Washington, D.C. has always been a favorite city of mine. I visited a couple times growing up, I spent a summer interning there, and I visited my sister more times than I can count when she lived there. So when a friend’s wedding in D.C. fell close to our anniversary, Rob and I decided to make a getaway of it. We took a day off work, decided to do lots of new-to-us activities, and planned our days around the restaurants we wanted to try. Keep reading to find out how we spent our long weekend in our nation’s capital, favorite restaurants and sights, and helpful tips when traveling to D.C.
We had a leisurely morning at our hotel, The Mayflower. Rob picked up breakfast from Sunrise Cafe right next door. Then we headed to the Renwick Gallery when it opened at 10:00am. The building is a National Historic Landmark, the first built expressly as an art museum in the United States. There are two floors of craft and decorative art, but my favorite was June Schwarcz’s pottery exhibition.
Following an hour at the Renwick, we stepped out and were just yards from the White House. We snapped our obligatory selfie and made our way to the other side of the White House for our lunch at Old Ebbitt Grill. This restaurant has been a D.C. tradition since 1856, and we both loved our meals (the buffalo chicken sandwich for Rob and the French dip for myself).

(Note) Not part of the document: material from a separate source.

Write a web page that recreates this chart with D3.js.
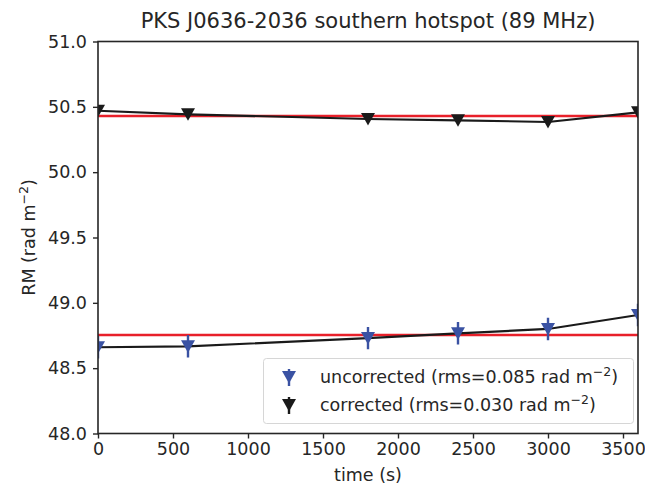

After lunch, it was time to get ready for the afternoon wedding. We got gussied up at our hotel and then grabbed a car to Capitol Hill Baptist Church. The wedding ceremony was absolutely beautiful, full of emotion, and a joy to witness. We had a couple of hours between the ceremony and the reception, so we walked a few blocks in the neighborhood east of the Capitol. I love this residential area of D.C. and picked out some of my favorite town homes. We also popped into a charming independent book store, Riverby Books, to browse their selection.
Cocktail hour began in the early evening at the Army and Navy Club, right off Farragut Square. It was a beautiful venue and full of history. Dinner and dancing followed — one of the most fun dance floors we’ve torn up :).
We had another leisurely morning and ate breakfast in bed (brought back from Sunrise Cafe again). We walked around our neighborhood and then headed to lunch at Founding Farmers. This was our favorite meal of the trip — we shared the chicken and waffles and added a side of fries (so good!).
After lunch, we switched hotels so we could use points to redeem a free night at an SPG hotel. Then we headed over to the gardens at Dumbarton Oaks in Georgetown. This had been on my list of places to visit for a couple years, and the gardens are simply stunning. They reminded me quite a bit of the Boboli Gardens in Florence, and it felt like there were secret gardens and passages everywhere we turned. If it hadn’t been 95 degrees, I could’ve spent hours in this space with a good book. We explored the gardens — finding lots of shade! — and then took a leisurely stroll through the charming streets of Georgetown as we made our way to Georgetown University for a walk through the campus.
We continued making our way through Georgetown and browsed the stores on M Street, the main commercial drag of the neighborhood. By then, the heat was getting to us, so Rob suggested the best idea ever: Root Beer and Coke floats at Good Stuff Eatery. It’s been years since I’d had a Root Beer float, but it brought back the best memories of summer fun with my cousins. Not to mention, it definitely did the trick in helping to beat the heat.
After a bit more window shopping, we headed down to the Georgetown waterfront for our dinner at Farmers Fishers Bakers. This restaurant came highly recommended by D.C. friends. It’s a great location, a huge menu, and so many fun cocktails. After dinner, we walked along the Georgetown waterfront all the way to the Lincoln Memorial. By then, the sun had set and the Lincoln looked so majestic lit up at night. It’s such a powerful experience to visit our nation’s monuments and memorials.
We decided to spend Monday by the National Mall. We went to the Hirshhorn Museum for some contemporary and modern art, popped into the Museum of American History for a few minutes, and then went to the National Portrait Gallery. One of the great things about D.C. is that all the Smithsonian museums are free to visit, making bouncing around guilt-free. However, we definitely could’ve spent a lot more time at the National Portrait Gallery. Although we had been to that one before, it’s our favorite museum. It’s a fascinating look at American history through the lens of impactful Americans and their portraits.
After a morning of museum-hopping, we got a leisurely lunch at Zaytinya right across the National Portrait Gallery for some delicious Mediterranean food. After that, it was time to freshen up (again, the heat!) at our hotel, pack our things, and head to Arlington for our bus departure. It was a wonderful weekend celebrating dear friends and making memories for ourselves!
- Always, always, always make a restaurant reservation if possible. All the restaurants we ate at are on Open Table, and we got to eat right when we were ready instead of waiting up to an hour and a half for a table.
- Walk as much as you can! Walking is always the best way to see a city, get a lay of the land, and find hidden gems.
- Look up the city’s event calendar ahead of time to see what free activities you can join (festivals, concerts, parades).